NASA Seeks Innovations from American Universities

NASA is looking for some early stage space technology innovations from US universities. NASA is asking for proposals from accredited US universities that focus on innovative, early stage space technology that will improve shielding from space radiation, spacecraft thermal management, and optic systems. NASA feels that those three areas need dramatic improvements over existing systems to move space exploration forward.

NASA has some far out tech in mind, such as early-stage technologies and to protect astronauts from space radiation such as active radiation shielding. This would be things such as a shield composed of electromagnetic force fields surrounding a spacecraft to block radiation. Alternatively, NASA is considering multifunction materials that are improvements on components used today. NASA also wants new technology to allow reading and monitoring of radiation during space flights. NASA also wants new technology for the thermal management of fuels in space. Specifically, NASA wants improved technology for fuel tanks and refueling stations in space that store cryogenic propellants such as hydrogen over long distances and periods time.

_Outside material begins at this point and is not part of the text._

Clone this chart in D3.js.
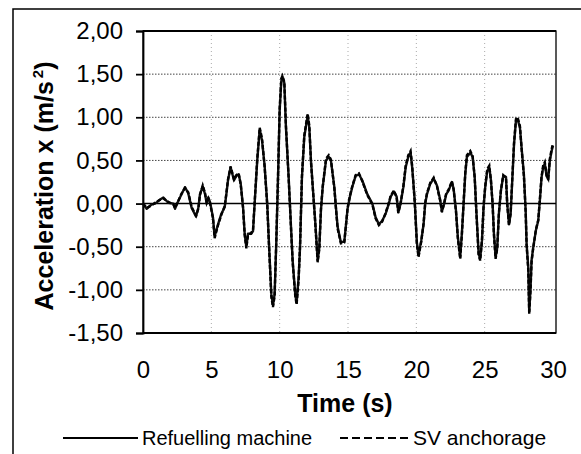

The proposals will also include technologies for developing lightweight mirrors using next-generation techniques and materials for mirrors and advanced optical systems. Specifically, NASA wants to advance early-stage active wavefront sensing and control system technologies used in large aperture space-based observatories and telescopes. NASA intends to offer 10 awards to universities for projects it likes based on the merit of the proposals. The awards will be for one year with an additional year possible, and the typical annual award is expected to be $250,000.

"Both science and human deep space missions pose serious challenges that require new, innovative technological solutions," said Space Technology Program Director Michael Gazarik at NASA Headquarters in Washington. "Radiation, thermal management and optical systems were all identified in the National Research Council's report on NASA Space Technology Roadmaps as priority research areas. This call seeks new ideas in these areas."